Irrespective of what is stated above, if less than 3 years’ premiums have been paid and the Policyholder’s Fund Value is not sufficient to recover the charges, the policy shall terminate and thereafter revival will not be entertained. If 3 years or more than 3 years premiums have been paid and the Policyholder’s Fund Value reduces to one annualized premium, the policy shall terminate and Policyholder’s Fund Value as on such date shall be refunded to the Life Assured and thereafter revival will not be allowed.

vii) Conversion to annuity at Vesting dateOn surviving to the date of vesting, the Policyholder’s Fund Value will compulsorily be utilised to provide an annuity based on the then prevailing immediate annuity rates under the relevant annuity option.  An option will also be there to commute up to one-third of the Policyholder’s Fund Value at the time of vesting of the annuity, which shall be paid as a lump sum. In case commutation is opted for, the amount of annuity/pension available will be reduced proportionately. There will also be an option to purchase pension from any other life insurance company registered with IRDA subject to Regulatory provisions.

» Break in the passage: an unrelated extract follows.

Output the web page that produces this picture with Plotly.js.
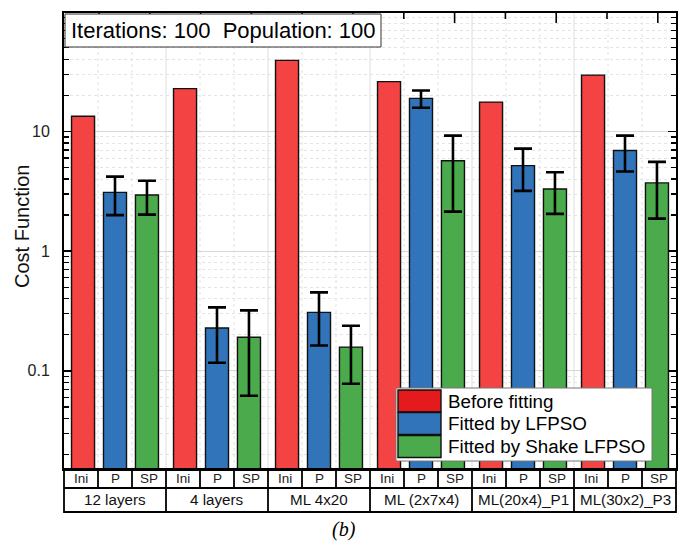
<!DOCTYPE html>
<html>
<head>
<meta charset="utf-8">
<script src="https://cdn.plot.ly/plotly-3.0.1.min.js"></script>
<style>html,body{margin:0;padding:0;background:#fff;}#chart{width:682px;height:543px;}</style>
</head>
<body>
<div id="chart"></div>
<script>
// ---- data ----
const groups = ['12 layers', '4 layers', 'ML 4x20', 'ML (2x7x4)', 'ML(20x4)_P1', 'ML(30x2)_P3'];
const subLabels = ['Ini', 'P', 'SP'];
const seriesNames = ['Before fitting', 'Fitted by LFPSO', 'Fitted by Shake LFPSO'];
const beforeFit = [13.4, 22.8, 39.3, 26.1, 17.6, 29.6];
const lfpso = [3.1, 0.228, 0.308, 18.9, 5.19, 6.93];
const lfpsoErr = [1.1, 0.111, 0.145, 3.1, 2.0, 2.3];
const shake = [2.95, 0.191, 0.158, 5.69, 3.31, 3.72];
const shakeErr = [0.93, 0.129, 0.08, 3.55, 1.26, 1.85];
const annotationText = 'Iterations: 100  Population: 100';
const yTitle = 'Cost Function';
const panelLabel = '(b)';

// ---- styles ----
const barColors = ['#F44343', '#3274BA', '#4BAA4B'];
const legendColors = ['#E41A1C', '#3274BA', '#4BAA4B'];
const FONT = 'Liberation Sans, Arial, sans-serif';

const errStyle = {type: 'data', visible: true, color: '#000', thickness: 2.6, width: 9};
const lineStyle = {color: '#111', width: 1.4};

const traces = [
  {type: 'bar', name: seriesNames[0], x: groups, y: beforeFit,
   marker: {color: barColors[0], line: lineStyle}, showlegend: false},
  {type: 'bar', name: seriesNames[1], x: groups, y: lfpso,
   error_y: Object.assign({array: lfpsoErr}, errStyle),
   marker: {color: barColors[1], line: lineStyle}, showlegend: false},
  {type: 'bar', name: seriesNames[2], x: groups, y: shake,
   error_y: Object.assign({array: shakeErr}, errStyle),
   marker: {color: barColors[2], line: lineStyle}, showlegend: false}
];

// plot area geometry (px) for converting decorations to paper coords
const W = 682, H = 543, mL = 64, mR = 6, mT = 13, mB = 74;
const pw = W - mL - mR, ph = H - mT - mB;
const py = (pxFromTop) => (H - mB - pxFromTop) / ph; // absolute px -> paper y
const nG = groups.length;
const gx = (pos) => pos / nG; // group units -> paper x

const shapes = [];
const annotations = [];

// vertical grid lines: solid at group boundaries, dotted at sub-cell boundaries
for (let g = 1; g < nG; g++) {
  shapes.push({type: 'line', xref: 'paper', yref: 'paper', x0: gx(g), x1: gx(g), y0: 0, y1: 1,
    line: {color: '#dedede', width: 1}, layer: 'below'});
}
for (let g = 0; g < nG; g++) {
  for (let k = 1; k < 3; k++) {
    const xx = gx(g + k / 3);
    shapes.push({type: 'line', xref: 'paper', yref: 'paper', x0: xx, x1: xx, y0: 0, y1: 1,
      line: {color: '#e2e2e2', width: 1, dash: 'dot'}, layer: 'below'});
  }
}

// top axis ticks
for (let k = 0; k < 12; k++) {
  const xx = (35 + 50.8 * k) / pw;
  const len = (k % 2 === 1) ? 10 : 6;
  shapes.push({type: 'line', xref: 'paper', yref: 'paper', x0: xx, x1: xx, y0: 1, y1: 1 - len / ph,
    line: {color: '#000', width: 1.6}});
}

// category table below the plot
const rowTop = 0, rowMid = py(488), rowBot = py(512);
shapes.push({type: 'rect', xref: 'paper', yref: 'paper', x0: 0, x1: 1, y0: rowBot, y1: rowTop,
  line: {color: '#000', width: 1.8}, fillcolor: 'rgba(0,0,0,0)'});
shapes.push({type: 'line', xref: 'paper', yref: 'paper', x0: 0, x1: 1, y0: rowMid, y1: rowMid,
  line: {color: '#000', width: 1.8}});
for (let g = 0; g < nG; g++) {
  if (g > 0) {
    shapes.push({type: 'line', xref: 'paper', yref: 'paper', x0: gx(g), x1: gx(g), y0: rowBot, y1: rowTop,
      line: {color: '#000', width: 1.8}});
  }
  for (let k = 1; k < 3; k++) {
    const xx = gx(g + k / 3);
    shapes.push({type: 'line', xref: 'paper', yref: 'paper', x0: xx, x1: xx, y0: rowMid, y1: rowTop,
      line: {color: '#000', width: 1.8}});
  }
  for (let k = 0; k < 3; k++) {
    annotations.push({xref: 'paper', yref: 'paper', x: gx(g + (k + 0.5) / 3), y: (rowTop + rowMid) / 2,
      text: subLabels[k], showarrow: false, xanchor: 'center', yanchor: 'middle',
      font: {family: FONT, size: 13.5, color: '#222'}});
  }
  annotations.push({xref: 'paper', yref: 'paper', x: gx(g + 0.5), y: (rowMid + rowBot) / 2,
    text: groups[g], showarrow: false, xanchor: 'center', yanchor: 'middle',
    font: {family: FONT, size: 15.2, color: '#111'}});
}

// info box at top-left
shapes.push({type: 'rect', xref: 'paper', yref: 'paper', x0: 1 / pw, x1: (381 - mL) / pw,
  y0: py(47), y1: py(14), line: {color: '#333', width: 1}, fillcolor: '#fff'});
annotations.push({xref: 'paper', yref: 'paper', x: (69 - mL) / pw, y: (py(47) + py(14)) / 2,
  text: annotationText, showarrow: false, xanchor: 'left', yanchor: 'middle',
  font: {family: FONT, size: 22, color: '#000'}});

// custom legend
const lgX0 = (396 - mL) / pw, lgX1 = (652 - mL) / pw;
shapes.push({type: 'rect', xref: 'paper', yref: 'paper', x0: lgX0, x1: lgX1, y0: py(461), y1: py(388),
  line: {color: '#777', width: 1}, fillcolor: '#fff'});
const swTop = [390, 412.5, 435.5];
for (let i = 0; i < 3; i++) {
  shapes.push({type: 'rect', xref: 'paper', yref: 'paper', x0: (398 - mL) / pw, x1: (441 - mL) / pw,
    y0: py(swTop[i] + 22), y1: py(swTop[i]), line: {color: '#111', width: 1.4}, fillcolor: legendColors[i]});
  annotations.push({xref: 'paper', yref: 'paper', x: (446 - mL) / pw, y: py(swTop[i] + 11),
    text: seriesNames[i], showarrow: false, xanchor: 'left', yanchor: 'middle',
    font: {family: FONT, size: 18.8, color: '#000'}});
}

// y-axis title
annotations.push({xref: 'paper', yref: 'paper', x: (22 - mL) / pw, y: py(226),
  text: yTitle, textangle: -90, showarrow: false, xanchor: 'center', yanchor: 'middle',
  font: {family: FONT, size: 20, color: '#111'}});

// panel label
annotations.push({xref: 'paper', yref: 'paper', x: (344 - mL) / pw, y: py(529),
  text: '<i>' + panelLabel + '</i>', showarrow: false, xanchor: 'center', yanchor: 'middle',
  borderpad: 0, font: {family: 'Liberation Serif, Times New Roman, serif', size: 20, color: '#000'}});

const layout = {
  width: W, height: H,
  margin: {l: mL, r: mR, t: mT, b: mB, pad: 0},
  paper_bgcolor: '#fff', plot_bgcolor: '#fff',
  barmode: 'group', bargap: 0.06, bargroupgap: 0.28,
  showlegend: false,
  font: {family: FONT, color: '#000'},
  xaxis: {type: 'category', range: [-0.5, nG - 0.5], showline: true, linecolor: '#000', linewidth: 2,
    mirror: true, ticks: '', showticklabels: false, showgrid: false, zeroline: false, fixedrange: true},
  yaxis: {type: 'log', range: [-1.82, 1.99], showline: true, linecolor: '#000', linewidth: 2,
    mirror: 'allticks', ticks: 'inside', ticklen: 8, tickwidth: 1.6, tickcolor: '#000', dtick: 1,
    showgrid: true, gridcolor: '#d8d8d8', gridwidth: 1, zeroline: false,
    tickfont: {family: FONT, size: 16, color: '#222'}, ticklabelstandoff: 9,
    minor: {ticks: 'inside', ticklen: 5, tickwidth: 1.3, tickcolor: '#000', dtick: 'D1',
      showgrid: true, gridcolor: '#e4e4e4', griddash: 'dot', gridwidth: 1},
    automargin: false},
  shapes: shapes,
  annotations: annotations
};

Plotly.newPlot('chart', traces, layout, {displayModeBar: false, staticPlot: true});
</script>
</body>
</html>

If you opt to purchase pension from any other life insurance Company, you will have to inform it to the Corporation six months prior to the vesting date. In such case, LIC will transfer the Policyholder’s Fund Value directly to the chosen Company.

Notwithstanding the above mentioned, in case the amount at the vesting date is insufficient to purchase the minimum amount of annuity allowed by LIC, then the balance in the Policyholder’s Fund Value at the vesting date shall be refunded to the Policyholder.

4. Reinstatement:

A policy once surrendered cannot be reinstated. 

5. Risks borne by the Policyholder:


  1. LIC’s Market Plus – I is a Unit Linked Life Insurance product which is different from the traditional insurance products and is subject to the risk factors.
  2. The premium paid in Unit Linked Life Insurance policies are subject to investment risks associated with capital markets and the NAVs of the units may go up or down based on the performance of fund and factors influencing the capital market and the insured is responsible for his/her decisions.
  3. Life Insurance Corporation of India is only the name of the Insurance Company and LIC’s Market Plus - I is only the name of the unit linked life insurance contract and does not in any way indicate the quality of the contract, its future prospects or returns.
  4. Please know the associated risks and the applicable charges, from your Insurance agent or the Intermediary or policy document of the insurer.
  5. The various funds offered under this contract are the names of the funds and do not in any way indicate the quality of these plans, their future prospects and returns.
  6. All benefits under the policy are also subject to the Tax Laws and other financial enactments as they exist from time to time.
6. Cooling off period:

If you are not satisfied with the “Terms and Conditions” of the policy, you may return the policy to us within 15 days. The amount to be refunded in case the policy is returned within the cooling-off period shall be determined as under:
Value of units in the Policyholder’s Fund 
      Plus     unallocated premium. 
      Plus     PolicyAdministration charge deducted          
Less    charges @ Rs.0.20per thousand Life Cover Sum Assured if life cover is opted for or @ Rs. 0.20per thousand of Total Premiums payable during entire term of policy, if life cover is not opted for.
      Less    Actual cost of medical examination and special reports, if any.

7. Loan:
No loan will be available under this plan.

8. Assignment: 
Assignment is allowed under this plan during the deferment period.

9. Exclusions: 
In case the Life Assured commits suicide at any time within one year, the Corporation will not entertain any claim by virtue of the policy except to the extent of the Fund Value of the units held in the Policyholder’s Unit Account on death.